Brian Tibbetts is a literary agent with MacGregor Literary. Every Wednesday, Brian posts about trends in the publishing industry and developments in technology that impact the industry. You can find him on Twitter @BRIANRTIBBETTS

This week in Publishing & Technology we’ll be talking about the prematurely forecasted death of the codex and the emergence of “metamedia” and the “bibliographic” writer. I recently was afforded the opportunity to peruse an advance copy of Alexander Starre’s forthcoming title Metamedia: American Book Fictions and Literary Print Culture after Digitization due out this fall from the University of Iowa Press.

In the book Starre examines a new phenomena in contemporary American literature, a rediscovering of the print book as an artistic medium in and of itself. Starre argues that this trend, as exemplified by a fusing of design and text, is a direct reaction to the proliferation of e-book readers and the ongoing conversation surrounding the digitization of reading.
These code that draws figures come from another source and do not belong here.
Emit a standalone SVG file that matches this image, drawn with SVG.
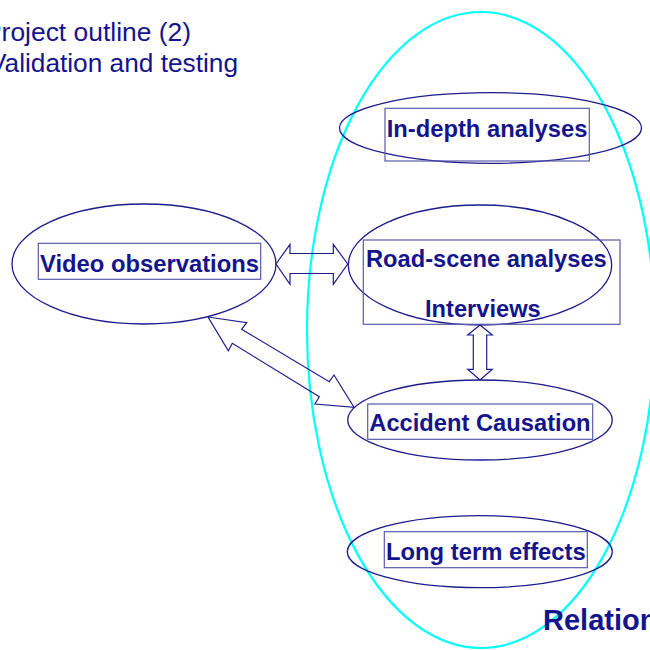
<svg xmlns="http://www.w3.org/2000/svg" width="650" height="650" viewBox="0 0 650 650">
  <style>
    .title { font-family: "Liberation Sans", Arial, sans-serif; font-size: 26px; fill: #14148c; }
    .label { font-family: "Liberation Sans", Arial, sans-serif; font-size: 24px; font-weight: bold; fill: #14148c; text-anchor: start; }
    .oval { fill: none; stroke: #1c1c8c; stroke-width: 1.3; }
    .box { fill: none; stroke: #5a5aaa; stroke-width: 1.2; }
    .arrow { fill: none; stroke: #1c1c8c; stroke-width: 1.2; stroke-linejoin: miter; }
    .scope { fill: none; stroke: #00ffff; stroke-width: 2.2; }
  </style>

  <rect x="0" y="0" width="650" height="650" fill="#ffffff"/>

  <!-- Heading -->
  <g id="heading">
    <text class="title" x="-16" y="41" textLength="207" lengthAdjust="spacingAndGlyphs">Project outline (2)</text>
    <text class="title" x="-11" y="72" textLength="249" lengthAdjust="spacingAndGlyphs">Validation and testing</text>
  </g>

  <!-- Large enclosing oval -->
  <g id="scope">
    <ellipse class="scope" cx="481" cy="330" rx="174" ry="318"/>
  </g>

  <g id="in-depth">
    <ellipse class="oval" cx="490.5" cy="128" rx="151" ry="35.3"/>
    <rect class="box" x="385" y="108.3" width="204.3" height="52.7"/>
    <text class="label" x="386.7" y="136.7" textLength="200.7" lengthAdjust="spacingAndGlyphs">In-depth analyses</text>
  </g>

  <g id="video">
    <ellipse class="oval" cx="144" cy="264" rx="132" ry="60"/>
    <rect class="box" x="38.3" y="243.3" width="222.4" height="36"/>
    <text class="label" x="40" y="271.7" textLength="219" lengthAdjust="spacingAndGlyphs">Video observations</text>
  </g>

  <g id="road-scene">
    <ellipse class="oval" cx="480" cy="265" rx="131.7" ry="60"/>
    <rect class="box" x="363.3" y="240" width="256.7" height="84.3"/>
    <text class="label" x="366" y="266.7" textLength="240.7" lengthAdjust="spacingAndGlyphs">Road-scene analyses</text>
    <text class="label" x="425" y="316.7" textLength="115.7" lengthAdjust="spacingAndGlyphs">Interviews</text>
  </g>

  <g id="accident">
    <ellipse class="oval" cx="480" cy="420" rx="132.3" ry="40"/>
    <rect class="box" x="367.7" y="404" width="225" height="35.3"/>
    <text class="label" x="369.3" y="431" textLength="221.3" lengthAdjust="spacingAndGlyphs">Accident Causation</text>
  </g>

  <g id="long-term">
    <ellipse class="oval" cx="479.8" cy="551.7" rx="132.5" ry="36"/>
    <rect class="box" x="384.3" y="531.7" width="203" height="36"/>
    <text class="label" x="386" y="560" textLength="199.7" lengthAdjust="spacingAndGlyphs">Long term effects</text>
  </g>

  <!-- Two-headed block arrows -->
  <g id="connectors">
    <polygon class="arrow" points="276,264 290,244.3 290,253.5 333.3,253.5 333.3,244.3 347.7,264 333.3,284.3 333.3,273.5 290,273.5 290,284.3"/>
    <polygon class="arrow" points="480,325 492.3,335 486.7,335 486.7,369.3 492.3,369.3 480,380 467.7,369.3 473.3,369.3 473.3,335 467.7,335"/>
    <polygon class="arrow" points="208,317 246.7,322.7 241.7,329.3 329.3,381.7 334,375 354,407.3 315,404 319.3,396.7 232.3,343.3 228.3,350.7"/>
  </g>

  <g id="caption">
    <text class="label" x="543" y="629.5" style="font-size:29px">Relation</text>
  </g>
</svg>
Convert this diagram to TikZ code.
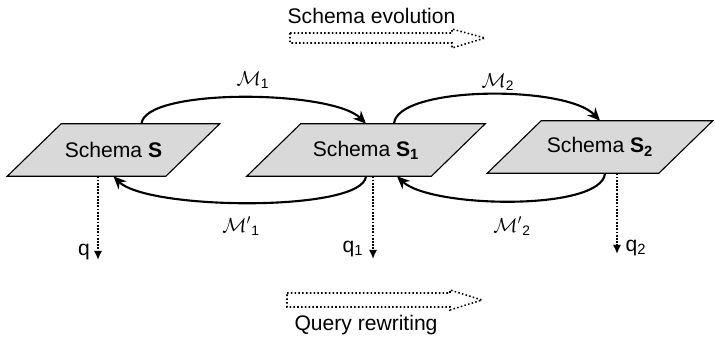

He looks at Mark Z. Danielewski’s House of Leaves and other works, Jonathan Safran Foer’s books, and a variety of offerings from McSweeney’s, attempting to establish these works as metamedia for the way in which they challenge traditional notions of the way in which books (and authors) communicate with readers. He argues that these works are expanding on our ideas of the book, or the text, as a flat communicative device.

Unfortunately, while Metamedia provides readers with an excellent investigation of what is at play (and in some ways at stake) in these works, it does little to advance its assertion that what is happening is truly a new development in the world of publishing. Except for the fact that these works may represent initial forays into metamedia territory for “serious” literature, they are no more revolutionary (or reactionary to the digital delivery of text) than the pop-up books you may have read as a child.